[wg-camlp4] Against the use of syntactically-valid OCaml code for syntax extension purposes
Gabriel Scherer
gabriel.scherer at gmail.com
Tue Jan 29 18:53:34 GMT 2013
I was going to suggest a related idea, having two syntaxes for "should
be tool-handled as valid OCaml code inside" and "should be
tool-handled as strings".
I'm not sure the idea of having "postfix" and "prefix" annotations
makes sense for all grammar rules (and mixing them with a modality of
"external or ocaml-syntax" feels like conflating separate concerns).
I'd rather consider where annotation may happen for grammar rules
individually. For example, in the case of "let p = e1 in e2", I'm
quite sure we may want to annotate either the whole expression or
specifically the declaration, and while I see how prefix and postfix
both make sense for the whole expression, I'm not sure they would both
make sense to annotate the binding, and considering only those cases
could lead them to being dropped.
Still in this case 'let p = e1 in e2', how should we distinguish:
- an annotation on the expressions 'e1' and 'e2'
- an annotation on the pattern 'p' (possibly seen as an expressions)
- an annotation on the binding itself
- an annotation on the expression as a whole?

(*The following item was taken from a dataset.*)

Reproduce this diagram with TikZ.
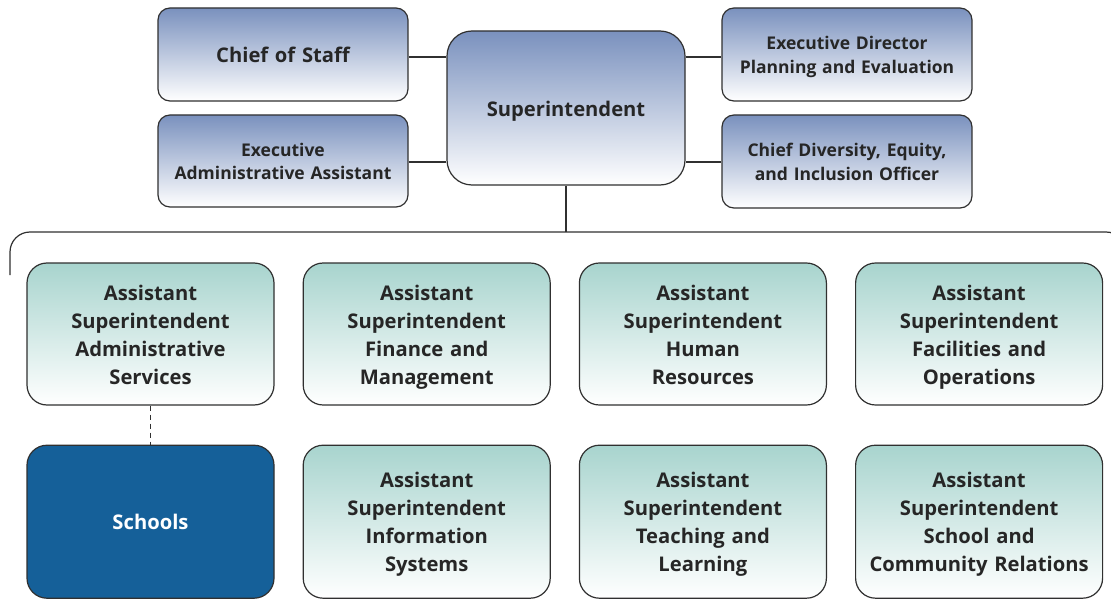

In the case of embeddings of external syntaxes, it seems to be enough
to be able to embed into the expression and pattern syntactic classes
only (and not bindings in this example). I think annotations are
fairly different beasts.
On Tue, Jan 29, 2013 at 7:16 PM, Leo White <lpw25 at cam.ac.uk> wrote:
>> I propose to start discussing the addition of attributes to most syntactic
>> categories (expressions, type expressions, patterns, type declarations,
>> module expressions, structure/signature items, etc). I suggest to adopt
>> "expressions" as the (default) nature of attribute's content, because the
>> syntax for expressions is quite flexible. We need some syntax to attach
>> such an attribute to various syntactic categories. It might be a good idea
>> to support both prefix and postfix attributes. Personally I don't care too
>> much about the choice of syntax, and I'm very bad at picking good syntax.
>> Good proposal are welcome!
>
>
> How about allowing {: foo }, {% foo }, {@ foo },
> <: foo < bar >>, <% foo < bar >> and <@ foo < bar >> ?
>
> The idea is that "{" means it is a valid OCaml expression as opposed to "<"
> which means it is an unlexed string.
>
> ":" means that it is an expression/pattern/type on its own and the
> type-checker should raise an error if it still exists after all
> preprocessing is done.
>
> "%" means it is a postfix attribute that can safely be ignored by the
> type-checker.
>
> "@" means it is a prefix attribute that can safely be ignored by the type
> checker.
>
> This seems fairly systematic and covers many possible use cases.